[What to do] Restate the data exactly as given and keep the pictures out.

[Data block]
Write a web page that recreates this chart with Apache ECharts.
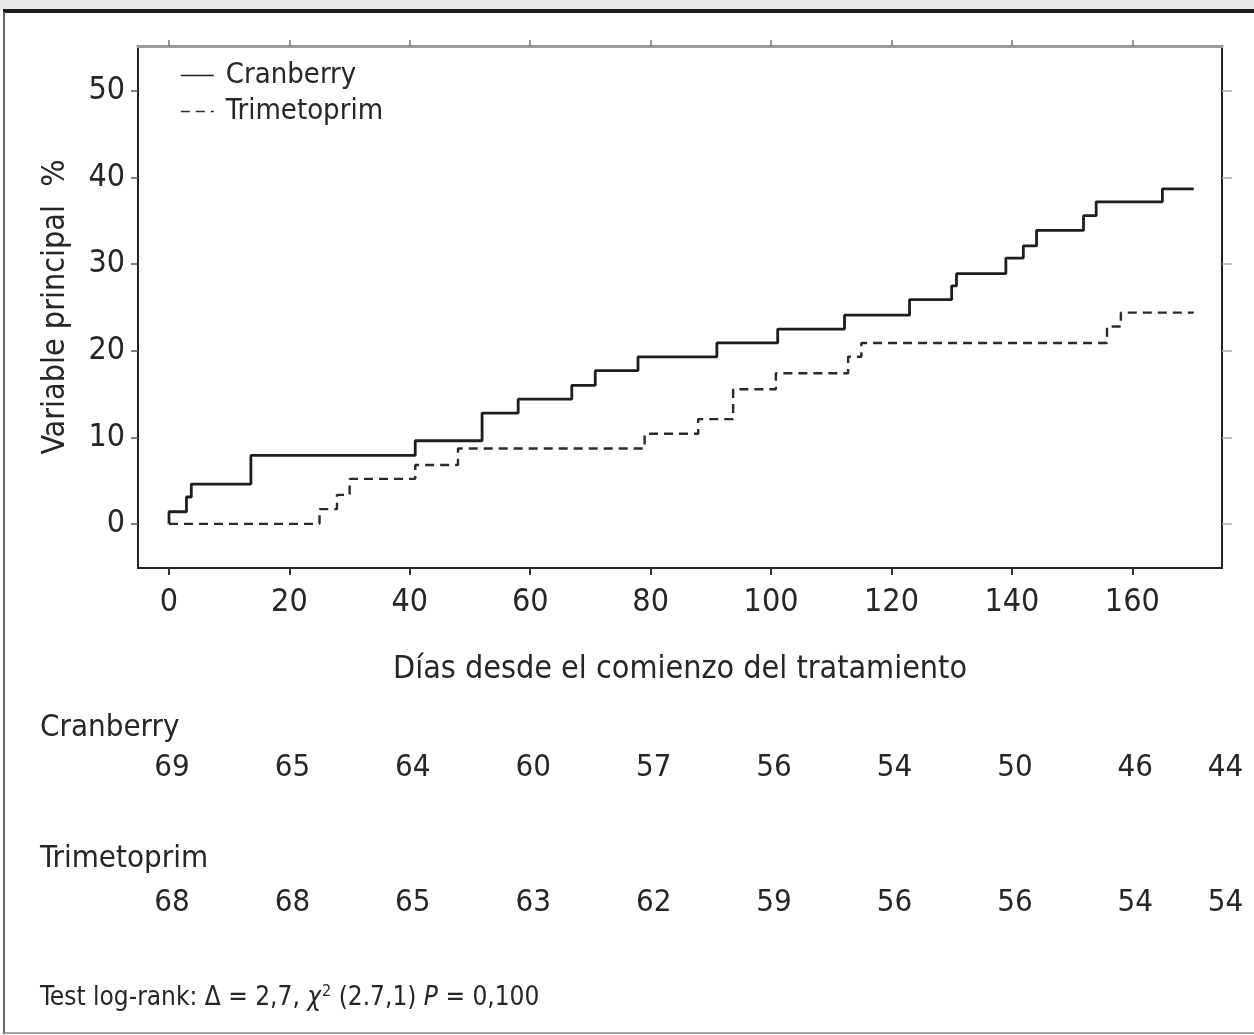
<!DOCTYPE html>
<html>
<head>
<meta charset="utf-8">
<script src="https://cdn.jsdelivr.net/npm/echarts@6/dist/echarts.min.js"></script>
<style>
  html, body { margin: 0; padding: 0; background: #ffffff; }
  #chart { width: 1254px; height: 1035px; }
</style>
</head>
<body>
<div id="chart"></div>
<script>
// Cumulative incidence (%) by day, step curves
const cranberryCurve = [
  [0, 0], [0, 1.4], [2.9, 3.1], [3.7, 4.6], [13.6, 7.9], [40.9, 9.6], [52, 12.8],
  [58, 14.4], [66.9, 16.0], [70.8, 17.7], [77.9, 19.3], [91, 20.9], [101.1, 22.5],
  [112.2, 24.1], [123, 25.9], [130, 27.5], [130.8, 28.9], [139, 30.7], [141.9, 32.1],
  [144.1, 33.9], [151.9, 35.6], [154, 37.2], [165, 38.7], [170.2, 38.7]
];
const trimetoprimCurve = [
  [0, 0], [25, 1.7], [27.9, 3.35], [30, 5.2], [40.9, 6.8], [48, 8.7], [79, 10.4],
  [87.9, 12.1], [93.7, 15.55], [100.8, 17.4], [112.8, 19.3], [115, 20.9],
  [155.8, 22.8], [158.1, 24.4], [170.2, 24.4]
];

// Axis ticks
const xTicks = [0, 20, 40, 60, 80, 100, 120, 140, 160];
const yTicks = [0, 10, 20, 30, 40, 50];

// Numbers at risk
const riskDays = [0, 20, 40, 60, 80, 100, 120, 140, 160, 175];
const cranberryRisk = [69, 65, 64, 60, 57, 56, 54, 50, 46, 44];
const trimetoprimRisk = [68, 68, 65, 63, 62, 59, 56, 56, 54, 54];

const seriesNames = ['Cranberry', 'Trimetoprim'];
const xTitle = 'Días desde el comienzo del tratamiento';
const yTitle = 'Variable principal  %';

const FONT = '"Liberation Sans Narrow", "DejaVu Sans Condensed", "Liberation Sans", sans-serif';
const INK = '#262626';

const xRange = { min: -5.15, max: 174.9 };
const yRange = { min: -5.1, max: 55.2 };

const chart = echarts.init(document.getElementById('chart'), null, { renderer: 'canvas' });

function riskSeries(values, row) {
  return {
    type: 'scatter',
    xAxisIndex: 2,
    yAxisIndex: 2,
    clip: false,
    silent: true,
    symbolSize: 0,
    itemStyle: { color: INK, opacity: 1 },
    data: riskDays.map((d, i) => [d, row, values[i]]),
    label: {
      show: true,
      position: [3, 0],
      align: 'center',
      verticalAlign: 'middle',
      formatter: p => String(p.value[2]),
      fontFamily: FONT,
      fontSize: 31,
      color: INK,
      opacity: 1,
      textBorderWidth: 0
    }
  };
}

chart.setOption({
  animation: false,
  backgroundColor: '#ffffff',
  textStyle: { fontFamily: FONT },
  grid: [
    { left: 138, top: 46, width: 1084, height: 522 },
    { left: 138, top: 768, width: 1084, height: 135 }
  ],
  legend: {
    data: seriesNames,
    orient: 'vertical',
    left: 180,
    top: 61,
    padding: 0,
    itemWidth: 33,
    itemHeight: 14,
    itemGap: 7,
    itemStyle: { opacity: 0 },
    lineStyle: { width: 1.6 },
    textStyle: { fontFamily: FONT, fontSize: 29, color: INK, padding: [0, 0, 0, 7] }
  },
  xAxis: [
    {
      type: 'value', gridIndex: 0, position: 'bottom',
      min: xRange.min, max: xRange.max,
      axisLine: { show: true, onZero: false, lineStyle: { color: '#222', width: 2 } },
      axisTick: { show: true, inside: false, length: 7, customValues: xTicks, lineStyle: { color: '#333', width: 2 } },
      axisLabel: { customValues: xTicks, fontFamily: FONT, fontSize: 32, color: INK, margin: 19 },
      splitLine: { show: false },
      name: xTitle, nameLocation: 'middle', nameGap: 86,
      nameTextStyle: { fontFamily: FONT, fontSize: 32, color: INK }
    },
    {
      type: 'value', gridIndex: 0, position: 'top',
      min: xRange.min, max: xRange.max,
      axisLine: { show: true, onZero: false, lineStyle: { color: '#9a9a9a', width: 3 } },
      axisTick: { show: true, inside: false, length: 6, customValues: xTicks, lineStyle: { color: '#777', width: 1.5 } },
      axisLabel: { show: false },
      splitLine: { show: false }
    },
    {
      type: 'value', gridIndex: 1, show: false,
      min: xRange.min, max: xRange.max
    }
  ],
  yAxis: [
    {
      type: 'value', gridIndex: 0, position: 'left',
      min: yRange.min, max: yRange.max,
      axisLine: { show: true, onZero: false, lineStyle: { color: '#222', width: 2 } },
      axisTick: { show: true, inside: false, length: 7, customValues: yTicks, lineStyle: { color: '#555', width: 1.5 } },
      axisLabel: { customValues: yTicks, fontFamily: FONT, fontSize: 32, color: INK, margin: 13 },
      splitLine: { show: false },
      name: yTitle, nameLocation: 'middle', nameGap: 66, nameRotate: 90,
      nameTextStyle: { fontFamily: FONT, fontSize: 32, color: INK }
    },
    {
      type: 'value', gridIndex: 0, position: 'right',
      min: yRange.min, max: yRange.max,
      axisLine: { show: true, onZero: false, lineStyle: { color: '#222', width: 2 } },
      axisTick: { show: true, inside: false, length: 10, customValues: yTicks, lineStyle: { color: '#aaa', width: 1.5 } },
      axisLabel: { show: false },
      splitLine: { show: false }
    },
    {
      type: 'value', gridIndex: 1, show: false, min: 0, max: 1
    }
  ],
  series: [
    {
      name: seriesNames[0],
      type: 'line', xAxisIndex: 0, yAxisIndex: 0,
      step: 'end', symbol: 'none',
      data: cranberryCurve,
      lineStyle: { color: '#1e1e1e', width: 2.8, type: 'solid' },
      itemStyle: { color: '#1e1e1e' }
    },
    {
      name: seriesNames[1],
      type: 'line', xAxisIndex: 0, yAxisIndex: 0,
      step: 'end', symbol: 'none',
      data: trimetoprimCurve,
      lineStyle: { color: '#2a2a2a', width: 2.4, type: [9, 6] },
      itemStyle: { color: '#2a2a2a' }
    },
    riskSeries(cranberryRisk, 1),
    riskSeries(trimetoprimRisk, 0)
  ],
  graphic: [
    { type: 'rect', shape: { x: 0, y: 0, width: 1254, height: 10 }, style: { fill: '#e8e8e6' }, silent: true },
    { type: 'rect', shape: { x: 3, y: 9, width: 1251, height: 4 }, style: { fill: '#1c1c1c' }, silent: true },
    { type: 'line', shape: { x1: 4, y1: 12, x2: 4, y2: 1034 }, style: { stroke: '#666', lineWidth: 2 }, silent: true },
    { type: 'line', shape: { x1: 4, y1: 1033, x2: 1254, y2: 1033 }, style: { stroke: '#888', lineWidth: 1.5 }, silent: true },
    {
      type: 'text', left: 40, top: 712,
      style: { text: seriesNames[0], fontFamily: FONT, fontSize: 31, fill: INK }
    },
    {
      type: 'text', left: 40, top: 843,
      style: { text: seriesNames[1], fontFamily: FONT, fontSize: 31, fill: INK }
    },
    {
      type: 'text', left: 40, top: 984,
      style: {
        text: 'Test log-rank: Δ = 2,7, {chi|χ}{sup|2} (2.7,1) {it|P} = 0,100',
        fontFamily: FONT, fontSize: 26, fill: INK,
        rich: {
          chi: { fontFamily: FONT, fontSize: 26, fontStyle: 'italic', fill: INK },
          sup: { fontFamily: FONT, fontSize: 16, fill: INK, verticalAlign: 'top', padding: [0, 0, 12, 1] },
          it: { fontFamily: FONT, fontSize: 26, fontStyle: 'italic', fill: INK }
        }
      }
    }
  ]
});
</script>
</body>
</html>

[Output]
Write a web page that recreates this chart with Apache ECharts.
<!DOCTYPE html>
<html>
<head>
<meta charset="utf-8">
<script src="https://cdn.jsdelivr.net/npm/echarts@6/dist/echarts.min.js"></script>
<style>
  html, body { margin: 0; padding: 0; background: #ffffff; }
  #chart { width: 1254px; height: 1035px; }
</style>
</head>
<body>
<div id="chart"></div>
<script>
// Cumulative incidence (%) by day, step curves
const cranberryCurve = [
  [0, 0], [0, 1.4], [2.9, 3.1], [3.7, 4.6], [13.6, 7.9], [40.9, 9.6], [52, 12.8],
  [58, 14.4], [66.9, 16.0], [70.8, 17.7], [77.9, 19.3], [91, 20.9], [101.1, 22.5],
  [112.2, 24.1], [123, 25.9], [130, 27.5], [130.8, 28.9], [139, 30.7], [141.9, 32.1],
  [144.1, 33.9], [151.9, 35.6], [154, 37.2], [165, 38.7], [170.2, 38.7]
];
const trimetoprimCurve = [
  [0, 0], [25, 1.7], [27.9, 3.35], [30, 5.2], [40.9, 6.8], [48, 8.7], [79, 10.4],
  [87.9, 12.1], [93.7, 15.55], [100.8, 17.4], [112.8, 19.3], [115, 20.9],
  [155.8, 22.8], [158.1, 24.4], [170.2, 24.4]
];

// Axis ticks
const xTicks = [0, 20, 40, 60, 80, 100, 120, 140, 160];
const yTicks = [0, 10, 20, 30, 40, 50];

// Numbers at risk
const riskDays = [0, 20, 40, 60, 80, 100, 120, 140, 160, 175];
const cranberryRisk = [69, 65, 64, 60, 57, 56, 54, 50, 46, 44];
const trimetoprimRisk = [68, 68, 65, 63, 62, 59, 56, 56, 54, 54];

const seriesNames = ['Cranberry', 'Trimetoprim'];
const xTitle = 'Días desde el comienzo del tratamiento';
const yTitle = 'Variable principal  %';

const FONT = '"Liberation Sans Narrow", "DejaVu Sans Condensed", "Liberation Sans", sans-serif';
const INK = '#262626';

const xRange = { min: -5.15, max: 174.9 };
const yRange = { min: -5.1, max: 55.2 };

const chart = echarts.init(document.getElementById('chart'), null, { renderer: 'canvas' });

function riskSeries(values, row) {
  return {
    type: 'scatter',
    xAxisIndex: 2,
    yAxisIndex: 2,
    clip: false,
    silent: true,
    symbolSize: 0,
    itemStyle: { color: INK, opacity: 1 },
    data: riskDays.map((d, i) => [d, row, values[i]]),
    label: {
      show: true,
      position: [3, 0],
      align: 'center',
      verticalAlign: 'middle',
      formatter: p => String(p.value[2]),
      fontFamily: FONT,
      fontSize: 31,
      color: INK,
      opacity: 1,
      textBorderWidth: 0
    }
  };
}

chart.setOption({
  animation: false,
  backgroundColor: '#ffffff',
  textStyle: { fontFamily: FONT },
  grid: [
    { left: 138, top: 46, width: 1084, height: 522 },
    { left: 138, top: 768, width: 1084, height: 135 }
  ],
  legend: {
    data: seriesNames,
    orient: 'vertical',
    left: 180,
    top: 61,
    padding: 0,
    itemWidth: 33,
    itemHeight: 14,
    itemGap: 7,
    itemStyle: { opacity: 0 },
    lineStyle: { width: 1.6 },
    textStyle: { fontFamily: FONT, fontSize: 29, color: INK, padding: [0, 0, 0, 7] }
  },
  xAxis: [
    {
      type: 'value', gridIndex: 0, position: 'bottom',
      min: xRange.min, max: xRange.max,
      axisLine: { show: true, onZero: false, lineStyle: { color: '#222', width: 2 } },
      axisTick: { show: true, inside: false, length: 7, customValues: xTicks, lineStyle: { color: '#333', width: 2 } },
      axisLabel: { customValues: xTicks, fontFamily: FONT, fontSize: 32, color: INK, margin: 19 },
      splitLine: { show: false },
      name: xTitle, nameLocation: 'middle', nameGap: 86,
      nameTextStyle: { fontFamily: FONT, fontSize: 32, color: INK }
    },
    {
      type: 'value', gridIndex: 0, position: 'top',
      min: xRange.min, max: xRange.max,
      axisLine: { show: true, onZero: false, lineStyle: { color: '#9a9a9a', width: 3 } },
      axisTick: { show: true, inside: false, length: 6, customValues: xTicks, lineStyle: { color: '#777', width: 1.5 } },
      axisLabel: { show: false },
      splitLine: { show: false }
    },
    {
      type: 'value', gridIndex: 1, show: false,
      min: xRange.min, max: xRange.max
    }
  ],
  yAxis: [
    {
      type: 'value', gridIndex: 0, position: 'left',
      min: yRange.min, max: yRange.max,
      axisLine: { show: true, onZero: false, lineStyle: { color: '#222', width: 2 } },
      axisTick: { show: true, inside: false, length: 7, customValues: yTicks, lineStyle: { color: '#555', width: 1.5 } },
      axisLabel: { customValues: yTicks, fontFamily: FONT, fontSize: 32, color: INK, margin: 13 },
      splitLine: { show: false },
      name: yTitle, nameLocation: 'middle', nameGap: 66, nameRotate: 90,
      nameTextStyle: { fontFamily: FONT, fontSize: 32, color: INK }
    },
    {
      type: 'value', gridIndex: 0, position: 'right',
      min: yRange.min, max: yRange.max,
      axisLine: { show: true, onZero: false, lineStyle: { color: '#222', width: 2 } },
      axisTick: { show: true, inside: false, length: 10, customValues: yTicks, lineStyle: { color: '#aaa', width: 1.5 } },
      axisLabel: { show: false },
      splitLine: { show: false }
    },
    {
      type: 'value', gridIndex: 1, show: false, min: 0, max: 1
    }
  ],
  series: [
    {
      name: seriesNames[0],
      type: 'line', xAxisIndex: 0, yAxisIndex: 0,
      step: 'end', symbol: 'none',
      data: cranberryCurve,
      lineStyle: { color: '#1e1e1e', width: 2.8, type: 'solid' },
      itemStyle: { color: '#1e1e1e' }
    },
    {
      name: seriesNames[1],
      type: 'line', xAxisIndex: 0, yAxisIndex: 0,
      step: 'end', symbol: 'none',
      data: trimetoprimCurve,
      lineStyle: { color: '#2a2a2a', width: 2.4, type: [9, 6] },
      itemStyle: { color: '#2a2a2a' }
    },
    riskSeries(cranberryRisk, 1),
    riskSeries(trimetoprimRisk, 0)
  ],
  graphic: [
    { type: 'rect', shape: { x: 0, y: 0, width: 1254, height: 10 }, style: { fill: '#e8e8e6' }, silent: true },
    { type: 'rect', shape: { x: 3, y: 9, width: 1251, height: 4 }, style: { fill: '#1c1c1c' }, silent: true },
    { type: 'line', shape: { x1: 4, y1: 12, x2: 4, y2: 1034 }, style: { stroke: '#666', lineWidth: 2 }, silent: true },
    { type: 'line', shape: { x1: 4, y1: 1033, x2: 1254, y2: 1033 }, style: { stroke: '#888', lineWidth: 1.5 }, silent: true },
    {
      type: 'text', left: 40, top: 712,
      style: { text: seriesNames[0], fontFamily: FONT, fontSize: 31, fill: INK }
    },
    {
      type: 'text', left: 40, top: 843,
      style: { text: seriesNames[1], fontFamily: FONT, fontSize: 31, fill: INK }
    },
    {
      type: 'text', left: 40, top: 984,
      style: {
        text: 'Test log-rank: Δ = 2,7, {chi|χ}{sup|2} (2.7,1) {it|P} = 0,100',
        fontFamily: FONT, fontSize: 26, fill: INK,
        rich: {
          chi: { fontFamily: FONT, fontSize: 26, fontStyle: 'italic', fill: INK },
          sup: { fontFamily: FONT, fontSize: 16, fill: INK, verticalAlign: 'top', padding: [0, 0, 12, 1] },
          it: { fontFamily: FONT, fontSize: 26, fontStyle: 'italic', fill: INK }
        }
      }
    }
  ]
});
</script>
</body>
</html>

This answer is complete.